The increase in oil prices on the global market has also had an effect on the Caribbean’s development, particularly in the agricultural sector with the experts agreeing “there is need to change our mode of production. Dulual Whiteway noted, for example, that while regional states have acknowledged the importance of the agricultural sector, his financial institution can’t recall when last it received proposals for projects, hinting maybe that is because “our policy in agriculture is inimical to production.” Bourne said there is no indication that the region will become self-sufficient in food supply he nonetheless argues for the introduction of appropriate technology as well as adequate transportation to bring the product all the way along the food chain. “It is not sufficient to invest in agricultural commodities, you have to have a means to have that commodity from the farm to the hotels etc,” Bourne said with other experts noting “we speak a lot about the movement of people but not enough to deal with the movement of agricultural products.

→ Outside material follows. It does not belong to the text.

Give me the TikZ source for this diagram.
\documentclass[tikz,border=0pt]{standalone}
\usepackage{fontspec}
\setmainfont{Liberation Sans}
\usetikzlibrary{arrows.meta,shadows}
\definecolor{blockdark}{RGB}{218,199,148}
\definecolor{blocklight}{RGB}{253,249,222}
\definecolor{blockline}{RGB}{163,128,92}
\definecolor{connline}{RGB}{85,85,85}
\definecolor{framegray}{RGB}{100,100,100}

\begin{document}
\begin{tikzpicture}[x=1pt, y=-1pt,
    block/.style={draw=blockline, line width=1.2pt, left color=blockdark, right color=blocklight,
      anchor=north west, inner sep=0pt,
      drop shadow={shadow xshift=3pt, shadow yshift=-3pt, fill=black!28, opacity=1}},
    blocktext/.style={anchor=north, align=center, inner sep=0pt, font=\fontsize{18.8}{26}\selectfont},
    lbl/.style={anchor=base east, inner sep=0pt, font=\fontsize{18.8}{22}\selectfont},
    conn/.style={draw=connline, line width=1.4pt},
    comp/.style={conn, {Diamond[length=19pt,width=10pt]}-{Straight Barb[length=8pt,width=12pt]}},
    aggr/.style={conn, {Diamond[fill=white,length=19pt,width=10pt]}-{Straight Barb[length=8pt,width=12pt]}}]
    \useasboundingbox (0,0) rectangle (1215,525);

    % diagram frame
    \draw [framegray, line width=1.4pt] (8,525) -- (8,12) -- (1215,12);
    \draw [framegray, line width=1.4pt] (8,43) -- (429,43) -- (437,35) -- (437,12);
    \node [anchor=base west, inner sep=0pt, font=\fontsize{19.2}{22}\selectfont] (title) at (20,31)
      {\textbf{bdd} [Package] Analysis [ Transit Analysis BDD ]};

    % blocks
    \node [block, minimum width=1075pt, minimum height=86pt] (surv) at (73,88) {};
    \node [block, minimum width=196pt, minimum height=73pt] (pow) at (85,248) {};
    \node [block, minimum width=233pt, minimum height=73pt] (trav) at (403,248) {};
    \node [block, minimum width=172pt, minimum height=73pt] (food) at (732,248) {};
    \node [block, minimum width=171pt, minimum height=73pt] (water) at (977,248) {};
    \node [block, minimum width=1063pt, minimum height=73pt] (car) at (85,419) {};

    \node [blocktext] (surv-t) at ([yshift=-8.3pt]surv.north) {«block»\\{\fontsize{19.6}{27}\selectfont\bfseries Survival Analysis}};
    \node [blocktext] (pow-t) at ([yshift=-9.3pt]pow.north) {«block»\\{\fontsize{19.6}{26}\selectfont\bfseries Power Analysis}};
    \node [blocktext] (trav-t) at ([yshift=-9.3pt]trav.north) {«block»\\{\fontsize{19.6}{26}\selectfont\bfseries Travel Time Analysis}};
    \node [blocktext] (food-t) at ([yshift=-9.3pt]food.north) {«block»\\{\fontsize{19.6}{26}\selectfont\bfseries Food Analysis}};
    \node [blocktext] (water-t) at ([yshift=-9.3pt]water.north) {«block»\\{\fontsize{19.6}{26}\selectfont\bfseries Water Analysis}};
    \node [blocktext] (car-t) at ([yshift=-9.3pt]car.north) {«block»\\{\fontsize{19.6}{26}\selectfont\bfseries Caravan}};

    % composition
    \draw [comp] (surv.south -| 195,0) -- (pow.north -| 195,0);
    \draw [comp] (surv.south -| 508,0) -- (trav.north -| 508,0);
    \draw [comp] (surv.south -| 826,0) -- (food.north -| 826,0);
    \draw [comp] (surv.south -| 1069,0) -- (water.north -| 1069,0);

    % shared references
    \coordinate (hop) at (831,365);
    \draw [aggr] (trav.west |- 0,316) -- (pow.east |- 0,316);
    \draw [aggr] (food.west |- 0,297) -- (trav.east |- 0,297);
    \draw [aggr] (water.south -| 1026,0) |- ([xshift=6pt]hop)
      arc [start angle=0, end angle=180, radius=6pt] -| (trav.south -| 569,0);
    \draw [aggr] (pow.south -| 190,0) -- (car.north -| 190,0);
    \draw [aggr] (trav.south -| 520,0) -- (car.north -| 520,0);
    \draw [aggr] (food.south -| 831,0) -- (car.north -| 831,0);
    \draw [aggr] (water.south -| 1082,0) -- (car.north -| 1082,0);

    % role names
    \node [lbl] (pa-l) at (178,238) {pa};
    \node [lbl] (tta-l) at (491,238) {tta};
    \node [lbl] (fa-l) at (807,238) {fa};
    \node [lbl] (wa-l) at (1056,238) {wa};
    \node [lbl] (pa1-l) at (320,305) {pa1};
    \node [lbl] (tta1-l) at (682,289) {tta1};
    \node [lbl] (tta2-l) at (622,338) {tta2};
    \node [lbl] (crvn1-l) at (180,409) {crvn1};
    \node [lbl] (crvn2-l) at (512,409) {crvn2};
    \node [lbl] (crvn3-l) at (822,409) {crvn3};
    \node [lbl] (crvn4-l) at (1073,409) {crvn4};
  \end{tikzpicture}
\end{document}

Smith warns that as food prices rise they will affect domestic inflation and government policies as well as domestic interest rates. “If we are going to seriously address food security in the region we have to look very seriously at the agricultural sector,” which smith argues has remained “backward” and incapable of addressing the needs of the local populations and tourism sector. “What is necessary in the Caribbean is what amounts to the need for a green revolution in agriculture,” he argued using the successful Asian model. “Commodity prices provide the basis and impetus for us to take up that challenge seriously,” he said with Mottley warning that the Caribbean can’t afford to be “laid back in its adjustments” as it relates to the commodity movements. “The underlying reality is the structural shift and the Caribbean has very little time to respond,” he added.